EXCERPTED RECORDS:

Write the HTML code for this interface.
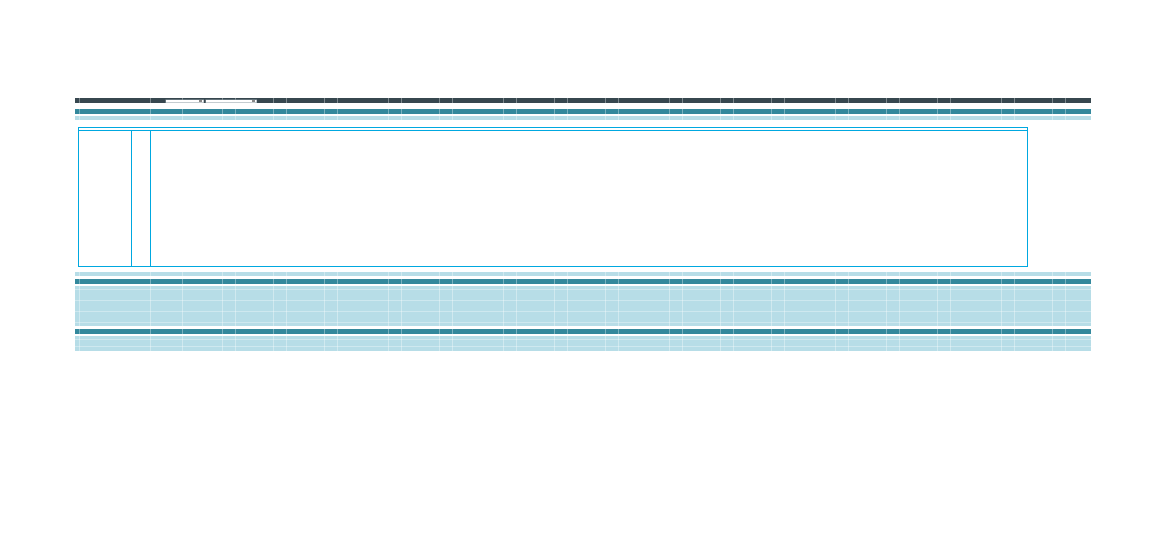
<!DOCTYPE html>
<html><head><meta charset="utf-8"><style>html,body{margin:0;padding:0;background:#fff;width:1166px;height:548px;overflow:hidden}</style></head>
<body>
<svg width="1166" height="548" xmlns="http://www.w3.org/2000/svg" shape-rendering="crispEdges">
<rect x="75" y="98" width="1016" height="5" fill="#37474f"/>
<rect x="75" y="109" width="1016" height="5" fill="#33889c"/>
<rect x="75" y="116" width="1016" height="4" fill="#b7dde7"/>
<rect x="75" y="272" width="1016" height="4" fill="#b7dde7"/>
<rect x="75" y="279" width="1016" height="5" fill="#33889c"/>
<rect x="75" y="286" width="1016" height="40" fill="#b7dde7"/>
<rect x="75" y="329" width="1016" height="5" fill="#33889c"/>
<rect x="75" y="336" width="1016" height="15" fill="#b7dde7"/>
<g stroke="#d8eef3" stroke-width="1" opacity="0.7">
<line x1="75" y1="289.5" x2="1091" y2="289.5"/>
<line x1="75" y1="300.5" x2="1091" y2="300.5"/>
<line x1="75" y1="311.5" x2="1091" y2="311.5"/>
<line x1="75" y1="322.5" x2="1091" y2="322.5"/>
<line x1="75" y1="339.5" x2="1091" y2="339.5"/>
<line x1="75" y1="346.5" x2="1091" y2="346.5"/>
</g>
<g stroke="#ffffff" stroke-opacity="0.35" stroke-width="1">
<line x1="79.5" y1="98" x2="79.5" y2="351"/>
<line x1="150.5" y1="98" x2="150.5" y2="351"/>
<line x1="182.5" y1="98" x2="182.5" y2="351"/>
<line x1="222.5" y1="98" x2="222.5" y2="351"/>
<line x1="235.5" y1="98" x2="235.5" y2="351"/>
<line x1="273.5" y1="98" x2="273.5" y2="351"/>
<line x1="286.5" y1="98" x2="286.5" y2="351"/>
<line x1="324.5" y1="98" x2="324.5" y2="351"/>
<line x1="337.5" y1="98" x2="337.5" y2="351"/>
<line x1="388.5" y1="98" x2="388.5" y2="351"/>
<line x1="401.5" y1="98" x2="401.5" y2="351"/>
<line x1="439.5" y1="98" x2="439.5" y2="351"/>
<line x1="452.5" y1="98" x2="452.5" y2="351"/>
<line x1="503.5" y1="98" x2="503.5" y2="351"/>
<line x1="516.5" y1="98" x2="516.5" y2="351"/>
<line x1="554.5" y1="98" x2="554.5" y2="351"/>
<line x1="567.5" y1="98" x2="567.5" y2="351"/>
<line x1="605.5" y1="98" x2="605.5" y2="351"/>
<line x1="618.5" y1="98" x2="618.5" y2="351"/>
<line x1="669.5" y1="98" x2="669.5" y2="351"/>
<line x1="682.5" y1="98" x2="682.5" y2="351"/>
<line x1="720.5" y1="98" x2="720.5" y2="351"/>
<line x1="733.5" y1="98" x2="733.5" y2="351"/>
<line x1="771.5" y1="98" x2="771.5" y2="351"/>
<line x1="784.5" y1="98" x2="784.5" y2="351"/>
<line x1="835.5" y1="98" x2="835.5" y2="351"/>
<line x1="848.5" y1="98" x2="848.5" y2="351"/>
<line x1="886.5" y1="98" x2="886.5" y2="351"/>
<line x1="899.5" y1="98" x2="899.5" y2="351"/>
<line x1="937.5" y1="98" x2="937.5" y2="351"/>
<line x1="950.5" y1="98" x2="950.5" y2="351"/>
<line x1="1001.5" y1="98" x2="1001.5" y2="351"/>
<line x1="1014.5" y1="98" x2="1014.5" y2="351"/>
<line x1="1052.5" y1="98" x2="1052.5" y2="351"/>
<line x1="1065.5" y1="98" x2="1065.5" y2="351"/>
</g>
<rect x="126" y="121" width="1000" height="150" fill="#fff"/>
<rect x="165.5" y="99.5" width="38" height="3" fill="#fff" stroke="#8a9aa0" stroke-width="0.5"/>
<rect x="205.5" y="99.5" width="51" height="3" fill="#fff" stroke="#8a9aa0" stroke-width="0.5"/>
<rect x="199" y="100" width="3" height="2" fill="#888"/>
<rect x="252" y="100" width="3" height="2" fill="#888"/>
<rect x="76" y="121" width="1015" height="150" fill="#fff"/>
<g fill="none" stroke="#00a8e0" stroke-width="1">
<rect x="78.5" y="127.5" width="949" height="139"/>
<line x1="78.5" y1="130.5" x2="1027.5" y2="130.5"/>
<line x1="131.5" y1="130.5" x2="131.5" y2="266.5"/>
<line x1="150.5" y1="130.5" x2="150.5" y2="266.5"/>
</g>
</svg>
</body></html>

--

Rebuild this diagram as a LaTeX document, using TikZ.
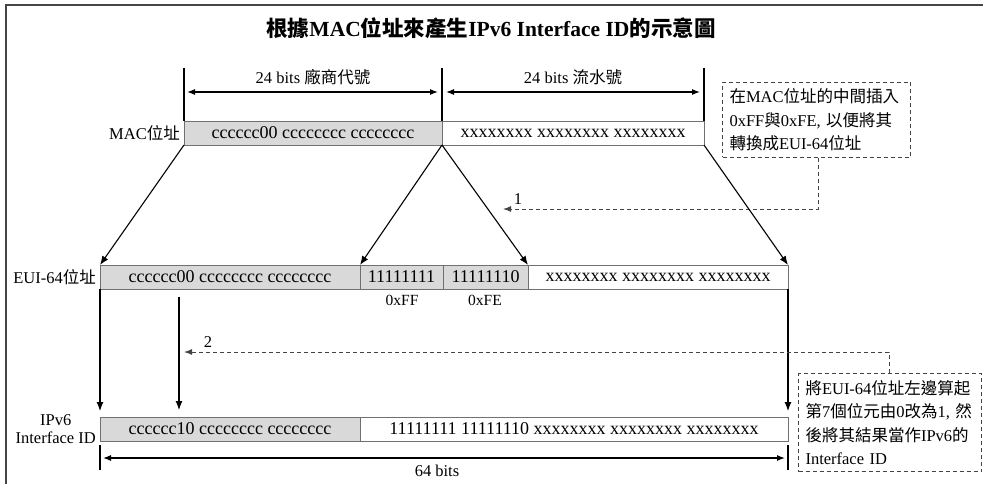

--

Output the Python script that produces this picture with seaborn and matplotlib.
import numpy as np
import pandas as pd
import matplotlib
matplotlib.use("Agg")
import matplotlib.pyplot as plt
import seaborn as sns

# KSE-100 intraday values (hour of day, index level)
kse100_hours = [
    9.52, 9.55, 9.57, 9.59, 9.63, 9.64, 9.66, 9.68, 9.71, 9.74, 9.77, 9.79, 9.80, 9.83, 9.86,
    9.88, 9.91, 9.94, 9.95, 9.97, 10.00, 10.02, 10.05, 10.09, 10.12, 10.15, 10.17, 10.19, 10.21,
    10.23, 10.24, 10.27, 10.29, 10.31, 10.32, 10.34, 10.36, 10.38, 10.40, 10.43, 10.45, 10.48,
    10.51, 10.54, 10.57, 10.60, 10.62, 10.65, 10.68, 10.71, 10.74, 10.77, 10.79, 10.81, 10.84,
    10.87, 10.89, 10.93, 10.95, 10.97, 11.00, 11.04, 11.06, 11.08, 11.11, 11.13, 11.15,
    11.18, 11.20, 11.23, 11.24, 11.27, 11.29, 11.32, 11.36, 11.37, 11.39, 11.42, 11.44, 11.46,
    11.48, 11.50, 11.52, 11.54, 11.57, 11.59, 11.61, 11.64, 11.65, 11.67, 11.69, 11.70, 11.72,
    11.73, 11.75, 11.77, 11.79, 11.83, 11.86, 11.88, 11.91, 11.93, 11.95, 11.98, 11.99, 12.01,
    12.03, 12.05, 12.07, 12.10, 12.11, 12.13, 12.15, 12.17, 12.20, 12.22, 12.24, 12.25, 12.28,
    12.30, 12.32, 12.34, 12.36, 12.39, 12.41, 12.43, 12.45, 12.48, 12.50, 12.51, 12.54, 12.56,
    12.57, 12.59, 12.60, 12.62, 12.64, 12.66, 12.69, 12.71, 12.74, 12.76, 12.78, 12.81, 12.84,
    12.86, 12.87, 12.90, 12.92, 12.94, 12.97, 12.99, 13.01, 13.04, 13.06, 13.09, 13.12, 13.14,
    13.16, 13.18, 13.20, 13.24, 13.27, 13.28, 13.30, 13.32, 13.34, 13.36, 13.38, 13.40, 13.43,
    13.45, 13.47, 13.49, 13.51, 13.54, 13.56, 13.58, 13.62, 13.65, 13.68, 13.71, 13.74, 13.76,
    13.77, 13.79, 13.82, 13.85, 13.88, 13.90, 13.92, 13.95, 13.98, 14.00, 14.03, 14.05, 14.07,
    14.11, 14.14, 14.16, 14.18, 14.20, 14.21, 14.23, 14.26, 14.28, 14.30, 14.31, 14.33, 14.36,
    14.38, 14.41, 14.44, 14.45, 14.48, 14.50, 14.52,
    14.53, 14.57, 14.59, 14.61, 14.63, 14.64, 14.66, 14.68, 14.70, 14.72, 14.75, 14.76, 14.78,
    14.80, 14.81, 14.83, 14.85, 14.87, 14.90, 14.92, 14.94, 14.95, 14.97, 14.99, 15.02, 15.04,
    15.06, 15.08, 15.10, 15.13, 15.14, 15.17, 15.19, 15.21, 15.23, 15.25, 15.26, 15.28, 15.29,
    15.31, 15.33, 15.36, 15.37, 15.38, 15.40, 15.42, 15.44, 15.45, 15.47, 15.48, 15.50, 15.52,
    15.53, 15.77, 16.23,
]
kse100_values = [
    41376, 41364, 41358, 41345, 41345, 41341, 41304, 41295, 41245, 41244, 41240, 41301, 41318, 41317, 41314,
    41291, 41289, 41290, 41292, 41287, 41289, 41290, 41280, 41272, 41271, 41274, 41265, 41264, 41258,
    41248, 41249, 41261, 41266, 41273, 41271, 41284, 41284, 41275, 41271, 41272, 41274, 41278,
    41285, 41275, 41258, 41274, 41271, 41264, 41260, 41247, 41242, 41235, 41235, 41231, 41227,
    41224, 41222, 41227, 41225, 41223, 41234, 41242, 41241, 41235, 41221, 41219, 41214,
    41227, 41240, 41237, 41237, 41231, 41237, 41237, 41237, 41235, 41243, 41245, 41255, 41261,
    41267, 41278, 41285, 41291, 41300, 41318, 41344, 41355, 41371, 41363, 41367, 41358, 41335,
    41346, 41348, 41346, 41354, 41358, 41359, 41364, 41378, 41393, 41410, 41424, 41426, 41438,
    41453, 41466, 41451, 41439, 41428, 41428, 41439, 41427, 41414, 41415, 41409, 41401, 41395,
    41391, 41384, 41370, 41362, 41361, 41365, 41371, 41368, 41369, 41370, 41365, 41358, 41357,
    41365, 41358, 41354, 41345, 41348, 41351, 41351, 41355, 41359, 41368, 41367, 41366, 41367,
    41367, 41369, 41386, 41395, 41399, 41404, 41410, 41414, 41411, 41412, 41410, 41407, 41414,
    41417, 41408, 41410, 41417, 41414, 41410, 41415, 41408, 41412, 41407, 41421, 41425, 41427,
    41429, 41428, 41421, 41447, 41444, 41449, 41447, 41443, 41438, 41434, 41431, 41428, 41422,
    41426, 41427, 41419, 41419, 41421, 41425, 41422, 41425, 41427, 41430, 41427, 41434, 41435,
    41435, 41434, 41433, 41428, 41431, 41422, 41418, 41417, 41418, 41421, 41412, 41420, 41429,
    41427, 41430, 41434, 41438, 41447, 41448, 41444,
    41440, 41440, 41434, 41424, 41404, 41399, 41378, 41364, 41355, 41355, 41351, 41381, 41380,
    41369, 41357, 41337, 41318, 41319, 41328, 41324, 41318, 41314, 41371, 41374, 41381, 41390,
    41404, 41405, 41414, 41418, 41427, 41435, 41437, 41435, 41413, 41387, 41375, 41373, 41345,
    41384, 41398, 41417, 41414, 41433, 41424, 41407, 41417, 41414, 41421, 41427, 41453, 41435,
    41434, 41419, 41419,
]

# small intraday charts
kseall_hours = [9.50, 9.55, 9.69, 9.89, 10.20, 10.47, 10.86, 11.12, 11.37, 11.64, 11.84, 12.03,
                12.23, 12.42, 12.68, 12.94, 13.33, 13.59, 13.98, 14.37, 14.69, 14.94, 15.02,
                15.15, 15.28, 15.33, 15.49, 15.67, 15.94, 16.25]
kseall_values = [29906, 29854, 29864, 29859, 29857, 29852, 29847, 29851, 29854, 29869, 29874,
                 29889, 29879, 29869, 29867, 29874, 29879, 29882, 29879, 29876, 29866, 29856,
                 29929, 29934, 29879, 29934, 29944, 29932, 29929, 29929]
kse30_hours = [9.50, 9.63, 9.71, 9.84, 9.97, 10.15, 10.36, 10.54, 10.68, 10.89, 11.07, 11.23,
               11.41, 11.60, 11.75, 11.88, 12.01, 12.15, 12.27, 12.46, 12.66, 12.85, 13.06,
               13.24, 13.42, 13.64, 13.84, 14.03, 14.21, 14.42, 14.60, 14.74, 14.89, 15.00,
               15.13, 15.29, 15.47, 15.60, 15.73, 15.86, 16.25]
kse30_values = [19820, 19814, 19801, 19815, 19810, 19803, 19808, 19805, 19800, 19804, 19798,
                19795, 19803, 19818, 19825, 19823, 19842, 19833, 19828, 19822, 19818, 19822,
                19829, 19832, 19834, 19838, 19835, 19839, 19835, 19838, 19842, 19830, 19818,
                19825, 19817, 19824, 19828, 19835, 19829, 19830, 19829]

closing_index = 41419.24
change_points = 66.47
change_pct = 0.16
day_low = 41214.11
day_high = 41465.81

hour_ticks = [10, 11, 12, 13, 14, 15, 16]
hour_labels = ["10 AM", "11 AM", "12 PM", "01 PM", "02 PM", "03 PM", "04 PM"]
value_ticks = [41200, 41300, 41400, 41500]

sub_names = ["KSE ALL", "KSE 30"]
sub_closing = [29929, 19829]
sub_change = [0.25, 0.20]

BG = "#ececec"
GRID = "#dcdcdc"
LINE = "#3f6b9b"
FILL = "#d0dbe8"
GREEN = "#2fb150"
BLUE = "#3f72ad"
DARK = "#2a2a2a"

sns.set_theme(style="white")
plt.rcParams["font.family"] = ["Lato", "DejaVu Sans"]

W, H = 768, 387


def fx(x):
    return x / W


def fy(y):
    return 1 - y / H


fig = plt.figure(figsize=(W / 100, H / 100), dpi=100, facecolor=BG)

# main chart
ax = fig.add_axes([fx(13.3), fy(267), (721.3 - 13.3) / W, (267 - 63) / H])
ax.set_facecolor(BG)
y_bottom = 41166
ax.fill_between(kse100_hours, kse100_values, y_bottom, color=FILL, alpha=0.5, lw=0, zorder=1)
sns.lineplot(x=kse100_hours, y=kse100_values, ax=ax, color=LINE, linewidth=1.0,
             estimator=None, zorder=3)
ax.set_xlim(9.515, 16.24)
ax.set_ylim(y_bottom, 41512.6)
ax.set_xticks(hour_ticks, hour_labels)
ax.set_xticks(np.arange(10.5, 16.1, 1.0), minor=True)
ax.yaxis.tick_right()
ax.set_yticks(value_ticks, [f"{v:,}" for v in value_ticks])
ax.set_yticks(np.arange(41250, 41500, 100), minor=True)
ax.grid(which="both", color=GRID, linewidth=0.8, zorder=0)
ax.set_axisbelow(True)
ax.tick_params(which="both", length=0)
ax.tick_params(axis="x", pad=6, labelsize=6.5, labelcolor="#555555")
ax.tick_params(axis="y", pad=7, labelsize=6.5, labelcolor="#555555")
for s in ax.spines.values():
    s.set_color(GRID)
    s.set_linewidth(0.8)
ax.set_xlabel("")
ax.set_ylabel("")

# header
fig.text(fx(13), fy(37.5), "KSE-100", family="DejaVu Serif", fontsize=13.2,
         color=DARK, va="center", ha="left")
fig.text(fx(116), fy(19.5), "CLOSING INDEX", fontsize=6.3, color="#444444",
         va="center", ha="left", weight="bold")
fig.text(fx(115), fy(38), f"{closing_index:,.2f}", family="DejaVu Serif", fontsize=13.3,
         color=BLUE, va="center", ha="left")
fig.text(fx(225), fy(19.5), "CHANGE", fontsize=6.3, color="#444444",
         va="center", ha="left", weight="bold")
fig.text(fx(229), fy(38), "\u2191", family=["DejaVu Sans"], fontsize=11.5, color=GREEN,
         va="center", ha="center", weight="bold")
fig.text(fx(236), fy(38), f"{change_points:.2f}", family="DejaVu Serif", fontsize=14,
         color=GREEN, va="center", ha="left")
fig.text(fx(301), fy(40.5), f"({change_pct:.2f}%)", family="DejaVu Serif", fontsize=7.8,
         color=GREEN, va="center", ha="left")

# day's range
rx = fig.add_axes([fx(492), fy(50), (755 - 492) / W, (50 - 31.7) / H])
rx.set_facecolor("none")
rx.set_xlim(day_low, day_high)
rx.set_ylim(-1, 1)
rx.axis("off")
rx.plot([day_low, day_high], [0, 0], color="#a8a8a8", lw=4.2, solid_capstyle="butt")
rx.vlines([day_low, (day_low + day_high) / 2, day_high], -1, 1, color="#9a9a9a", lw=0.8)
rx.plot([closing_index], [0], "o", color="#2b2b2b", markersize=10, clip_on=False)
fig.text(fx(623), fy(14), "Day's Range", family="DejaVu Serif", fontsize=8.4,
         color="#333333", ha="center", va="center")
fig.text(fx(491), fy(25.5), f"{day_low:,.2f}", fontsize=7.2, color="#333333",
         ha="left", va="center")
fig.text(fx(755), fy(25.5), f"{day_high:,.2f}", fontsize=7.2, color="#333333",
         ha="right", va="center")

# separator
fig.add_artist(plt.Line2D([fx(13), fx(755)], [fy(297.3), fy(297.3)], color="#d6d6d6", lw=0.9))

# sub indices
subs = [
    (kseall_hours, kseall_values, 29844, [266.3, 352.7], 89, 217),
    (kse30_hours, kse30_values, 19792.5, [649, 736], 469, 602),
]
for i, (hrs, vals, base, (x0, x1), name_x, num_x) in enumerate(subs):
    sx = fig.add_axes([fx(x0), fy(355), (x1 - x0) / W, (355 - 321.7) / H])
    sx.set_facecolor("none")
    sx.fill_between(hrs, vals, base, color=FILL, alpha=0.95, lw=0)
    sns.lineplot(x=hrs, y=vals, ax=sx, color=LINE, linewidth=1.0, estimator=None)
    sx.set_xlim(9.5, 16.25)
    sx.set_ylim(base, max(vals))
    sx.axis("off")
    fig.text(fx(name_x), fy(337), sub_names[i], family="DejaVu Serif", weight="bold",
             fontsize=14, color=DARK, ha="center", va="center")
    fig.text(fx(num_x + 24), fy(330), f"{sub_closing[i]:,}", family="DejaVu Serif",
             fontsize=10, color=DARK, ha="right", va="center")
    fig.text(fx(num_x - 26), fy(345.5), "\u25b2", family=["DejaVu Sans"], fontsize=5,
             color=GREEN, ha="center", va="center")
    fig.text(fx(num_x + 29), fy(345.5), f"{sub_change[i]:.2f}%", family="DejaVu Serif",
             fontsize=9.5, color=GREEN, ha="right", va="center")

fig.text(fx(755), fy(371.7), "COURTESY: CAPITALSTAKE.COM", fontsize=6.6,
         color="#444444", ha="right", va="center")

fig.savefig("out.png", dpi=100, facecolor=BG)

EXERCISE BRIEF:
Return exactly, and only, the lines from the one containing "Output the Python" down to the one containing "import seaborn as sns", with both of those lines included.

TASK SOLUTION:
Output the Python script that produces this picture with seaborn and matplotlib.
import numpy as np
import pandas as pd
import matplotlib
matplotlib.use("Agg")
import matplotlib.pyplot as plt
import seaborn as sns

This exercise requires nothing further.